Below are certain of the key changes the 2006 Act has already implemented:

  • a codification of directors’ duties (October 1, 2007);
  • new provisions for shareholder approval of directors’ substantial property transactions, loans, long-term service contracts and payments for loss of office (October 1, 2007);
  • changes to formalities for shareholders’ meetings and resolutions (October 1, 2007);
  • the repeal of the prohibition on financial assistance for private companies (October 1, 2008);
  • new rules dealing with directors’ conflicts of interests (October 1, 2008); and
  • a simplified share capital reduction procedure for private companies (October 1, 2008).

From October 1, 2009, the following changes will be implemented:

  • simplified and ‘model’ constitutional documentation is provided for new companies;
  • the concept of authorized share capital is abolished and directors of private companies with only one class of share will be free to allot shares unless prohibited from doing so by their articles;
  • directors may file a “service” rather than home address; and
  • a simplified procedure has been adopted to change company names.

All UK companies should be taking the opportunity to consider whether or not they comply with the 2006 Act regime and how they can take advantage of certain simplified and modernized procedures.
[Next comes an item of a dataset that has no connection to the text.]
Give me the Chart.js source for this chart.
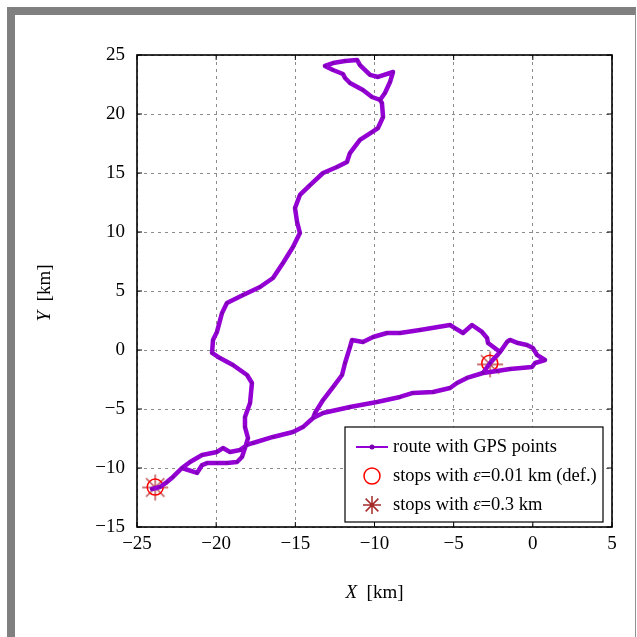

For example, in relation to the recent changes existing UK private limited companies might:

  • consider whether to pass resolutions to remove restrictions that are no longer required (e.g., to allow directors to allot shares without prior authority);
  • review the company’s articles and consider whether to:
    • adopt new articles to reflect the new model articles available; or
    • introduce amendments to existing articles (e.g., to remove or update provisions that are altered or relaxed by the 2006 Act); or o entrench any provisions of the company’s articles; and
    • update internal processes to ensure that registers of directors and secretaries are correctly and confidentially maintained.